Kutsher's attracted a Jewish clientele
Kutsher’s attracted a Jewish clientele

After Max and Louise retired, it was taken over by Milton Kutsher and his wife, Helen, and remained in the family. Never resting on their laurels, Milton and Helen expanded the property in the 1970s and 1980s. “Whenever we could build, we built,” Helen says. “We were chugging forward,” says her son, Mark, who joined the business after law school.

Kutsher’s success was predicated on the all-inclusive formula.

Guests were entitled to three kosher meals a day, plus snacks. At night, they were entertained by comedians like Alan King and Joan Rivers. Activities ran the gamut from art classes to dancing and skating lessons. Further distractions included an 18-hole golf course, tennis courts and an indoor pool.

Guests had access to many activities
Guests had access to many activities

By the 1990s, resorts like Kutsher’s were in trouble.

With jet travel having come into its own, Americans were eager to expand their horizons and see the world. By then, hotels in the United States had long abandoned the odious practice of turning away people on the grounds of religion or ethnicity. And the business model of throwing in free meals and free entertainment had become outmoded and unprofitable.
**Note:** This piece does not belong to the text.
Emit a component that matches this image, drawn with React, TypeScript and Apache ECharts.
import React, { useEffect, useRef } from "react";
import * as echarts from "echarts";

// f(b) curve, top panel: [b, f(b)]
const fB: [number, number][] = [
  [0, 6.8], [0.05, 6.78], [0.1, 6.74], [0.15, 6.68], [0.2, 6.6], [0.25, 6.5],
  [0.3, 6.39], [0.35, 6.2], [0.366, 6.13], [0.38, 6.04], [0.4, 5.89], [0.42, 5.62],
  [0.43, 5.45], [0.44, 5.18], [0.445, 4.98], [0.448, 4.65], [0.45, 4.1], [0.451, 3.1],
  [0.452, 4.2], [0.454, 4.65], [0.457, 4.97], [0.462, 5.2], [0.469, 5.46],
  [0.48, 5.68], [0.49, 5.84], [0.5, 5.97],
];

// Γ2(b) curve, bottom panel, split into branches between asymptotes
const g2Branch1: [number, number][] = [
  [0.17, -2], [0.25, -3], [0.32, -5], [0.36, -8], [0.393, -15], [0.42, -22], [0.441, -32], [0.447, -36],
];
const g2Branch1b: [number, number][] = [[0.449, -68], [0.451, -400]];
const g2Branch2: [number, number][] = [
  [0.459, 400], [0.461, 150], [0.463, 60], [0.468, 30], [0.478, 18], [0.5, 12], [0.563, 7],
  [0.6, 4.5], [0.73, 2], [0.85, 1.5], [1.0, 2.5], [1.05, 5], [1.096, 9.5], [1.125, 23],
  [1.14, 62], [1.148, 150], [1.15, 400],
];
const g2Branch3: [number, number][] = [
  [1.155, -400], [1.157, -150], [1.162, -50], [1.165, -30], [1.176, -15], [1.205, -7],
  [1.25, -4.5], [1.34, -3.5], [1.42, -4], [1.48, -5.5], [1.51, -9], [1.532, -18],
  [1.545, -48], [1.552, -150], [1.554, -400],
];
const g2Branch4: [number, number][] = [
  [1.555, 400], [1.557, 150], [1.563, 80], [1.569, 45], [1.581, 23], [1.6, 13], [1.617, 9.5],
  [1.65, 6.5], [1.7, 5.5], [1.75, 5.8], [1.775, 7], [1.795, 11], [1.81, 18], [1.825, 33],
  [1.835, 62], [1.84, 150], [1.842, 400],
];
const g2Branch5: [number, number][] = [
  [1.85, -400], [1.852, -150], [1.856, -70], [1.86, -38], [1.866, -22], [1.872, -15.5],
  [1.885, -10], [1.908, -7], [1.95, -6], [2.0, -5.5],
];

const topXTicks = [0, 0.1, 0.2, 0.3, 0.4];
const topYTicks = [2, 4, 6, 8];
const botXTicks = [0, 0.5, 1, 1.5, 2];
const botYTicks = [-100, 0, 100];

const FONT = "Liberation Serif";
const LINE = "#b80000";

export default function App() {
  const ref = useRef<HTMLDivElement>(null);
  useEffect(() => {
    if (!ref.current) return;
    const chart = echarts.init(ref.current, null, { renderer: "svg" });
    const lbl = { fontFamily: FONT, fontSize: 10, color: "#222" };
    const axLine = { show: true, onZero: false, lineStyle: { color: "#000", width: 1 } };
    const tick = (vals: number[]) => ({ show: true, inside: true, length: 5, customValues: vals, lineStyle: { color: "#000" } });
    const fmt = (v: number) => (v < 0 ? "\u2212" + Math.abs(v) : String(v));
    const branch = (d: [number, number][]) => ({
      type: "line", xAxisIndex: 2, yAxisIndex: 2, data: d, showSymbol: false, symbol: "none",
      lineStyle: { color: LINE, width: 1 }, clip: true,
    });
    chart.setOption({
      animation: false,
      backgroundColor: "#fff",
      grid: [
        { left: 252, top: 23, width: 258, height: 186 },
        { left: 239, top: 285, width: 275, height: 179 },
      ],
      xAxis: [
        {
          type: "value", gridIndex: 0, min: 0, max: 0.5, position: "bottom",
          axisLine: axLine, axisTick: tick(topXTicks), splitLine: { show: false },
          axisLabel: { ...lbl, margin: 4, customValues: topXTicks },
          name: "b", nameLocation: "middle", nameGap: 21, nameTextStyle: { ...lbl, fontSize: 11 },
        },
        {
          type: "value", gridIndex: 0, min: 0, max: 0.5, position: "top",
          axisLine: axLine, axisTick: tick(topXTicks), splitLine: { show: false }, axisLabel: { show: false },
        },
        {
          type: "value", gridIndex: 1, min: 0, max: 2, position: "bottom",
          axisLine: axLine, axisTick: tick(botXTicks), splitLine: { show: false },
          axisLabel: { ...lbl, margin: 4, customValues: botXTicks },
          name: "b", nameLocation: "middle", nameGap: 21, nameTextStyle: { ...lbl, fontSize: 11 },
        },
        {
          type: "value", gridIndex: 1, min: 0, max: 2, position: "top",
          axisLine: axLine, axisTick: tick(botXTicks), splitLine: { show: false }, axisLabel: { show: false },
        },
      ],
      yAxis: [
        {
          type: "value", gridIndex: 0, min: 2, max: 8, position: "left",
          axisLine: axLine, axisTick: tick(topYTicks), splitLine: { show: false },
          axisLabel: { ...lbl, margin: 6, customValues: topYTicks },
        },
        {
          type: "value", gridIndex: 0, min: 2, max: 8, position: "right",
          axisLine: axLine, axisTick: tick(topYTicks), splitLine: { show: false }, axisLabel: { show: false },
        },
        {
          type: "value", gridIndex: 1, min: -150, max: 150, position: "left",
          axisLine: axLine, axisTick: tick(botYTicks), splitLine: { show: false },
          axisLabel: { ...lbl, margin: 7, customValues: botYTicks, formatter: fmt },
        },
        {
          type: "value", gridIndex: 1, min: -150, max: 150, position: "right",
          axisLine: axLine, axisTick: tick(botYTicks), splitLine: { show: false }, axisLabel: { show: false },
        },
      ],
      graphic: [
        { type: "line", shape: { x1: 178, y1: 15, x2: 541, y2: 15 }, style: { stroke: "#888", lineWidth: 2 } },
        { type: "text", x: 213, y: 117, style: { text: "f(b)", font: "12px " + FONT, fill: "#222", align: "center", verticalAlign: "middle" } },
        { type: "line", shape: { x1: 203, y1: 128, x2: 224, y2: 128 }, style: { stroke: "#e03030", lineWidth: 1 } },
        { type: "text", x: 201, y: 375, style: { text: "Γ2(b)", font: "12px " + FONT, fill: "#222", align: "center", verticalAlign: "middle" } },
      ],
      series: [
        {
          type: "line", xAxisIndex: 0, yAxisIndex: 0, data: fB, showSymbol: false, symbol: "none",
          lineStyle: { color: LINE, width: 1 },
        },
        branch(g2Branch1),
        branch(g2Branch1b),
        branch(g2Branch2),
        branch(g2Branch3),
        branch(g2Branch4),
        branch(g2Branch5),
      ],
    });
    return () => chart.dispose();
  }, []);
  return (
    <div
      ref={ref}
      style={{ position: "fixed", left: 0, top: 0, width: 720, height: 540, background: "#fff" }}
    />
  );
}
As one Jewish resort after another folded ignominiously, the Kutshers read the writing on the wall. In desperation, they tried to induce a casino to liven up the premises, but the plan fizzled. In 2013, they finally gave up, selling the resort to a developer who intends to build a wellness/yoga center in its place.

Last year, bulldozers demolished the buildings and auctioneers sold the furniture to the highest bidders.

Kutsher’s went down with a whimper, but it left a lasting legacy, says Mark Kutsher. “We gave a lot of people good times and memories,” he says.

Welcome to Kutsher’s, distributed by Menemsha Films, preserves this golden epoch in Jewish American tourism.